Monday, February 9, 2015

Metadata

Big Brother is watching,

The First Amendment does not grant us freedom of speech, or of the press, or of the free exercise of religion. Rather, it guarantees rights we already have, and prohibits the government from restricting them.

   What is "metadata"?
   It's a collection of all data, including phone calls, email messages, Internet search terms, the number of times a computer user has clicked on a link, as well the type of link, plus whatever biographical information a user has posted on a Facebook page, a list of who his or her friends are, where they all were born, the date of their birthday, their marital status, where they went to school, and what their opinions are, as posted on gossip sites such as Facebook and Twitter, and what they shop for, what they actually buy, plus what their interests are, as indicated by the subject matter of the search terms they use.
   Granted, the actual conversations on phone calls may not legally be collected or monitored, at least in America. Supposedly a warrant is needed. However, there is a secret court in Washington that routinely grants warrants to government agencies to listen and otherwise monitor whoever they suspect may be a "threat to national security." Then again, many if not most of the agents in charge of "national security" suspect everybody, so to them anybody and everybody is a threat.
   Every day, government agencies collect many millions of bits of information on the traffic flowing through the Internet, and sift through this moon-sized haystack in the expectation of finding a needle.
   How often do they succeed? What is their success rate? Published reports quote several present or former agents as admitting the agencies have caught just a handful of "possible" perpetrators. So far, however, their success record has been at best minimal.
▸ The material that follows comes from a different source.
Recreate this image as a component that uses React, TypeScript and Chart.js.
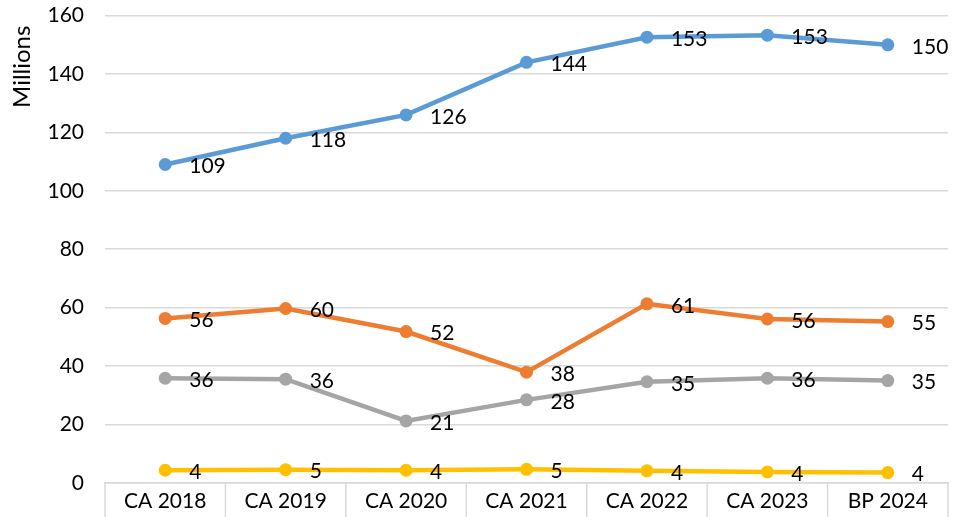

   Consider this scenario: I may be curious about the Orange Order in Northern Ireland, their history, background, and their current views of events there and how they will deal with a proposal for unification with the now-independent Republic of Ireland. I may also be curious about the Irish Republican Army, and its efforts to reunify the island nation.
   Does that curiosity, in and of itself, make me a member or even a potential recruit for membership in the Orange Order or the IRA?
   Or consider this: I hear a lot about Al Qaeda, ISIS, the Taliban and other groups. My journalistic, academic or innate curiosity prompts me to do my own research and read for myself their claims, reports, opinions and comments on their own activities as well as what they think of those they label as "enemies."
   Does that research -- academic, journalistic or idly curious -- make me a potential recruit?
   Or consider an economic historian, who reads "Das Kapital" by Karl Marx. Does that make him or a Communist? (Note: During the McCarthy era, it did, especially since Marx's work was banned in America.)
   Or consider working journalists, employees of major media outlets -- print or broadcast or blog and web sites -- researching a report on either those groups or any other person or organization. Or scholars and academics. Does that research, in and of itself, justify monitoring their activities, thus making them unwitting or even unwilling agents of government agencies charged with protecting "national security"?
   Government agencies, such as the FBI and the CIA in America, or similar agencies in other supposedly democratic countries such as the United Kingdom, France and Germany, claim the right to harvest any and all information floating through the World Wide Web and sift through it in the name of "national security."
   Question: By what right do they make that claim? By what right do they get to trample or ignore these and other "inalienable rights" endowed by the Creator, as the U.S. Declaration of Independence phrased it in 1776, and further detailed by the U.S. Constitution some ten years later?
   Just to be clear, the Bill of Rights, identified by the first ten amendments to the Constitution, does not provide us with these rights. Rather, it spells out a guarantee of those rights we already have.
   Journalists and scholars are curious about many things, as are all folks who think for themselves. For many of the more rabid, self-appointed guardians of the public morals, this makes anyone who disagrees with them an enemy.
   So does all of this commentary make me a "danger to national security" because I do my own research and think for myself?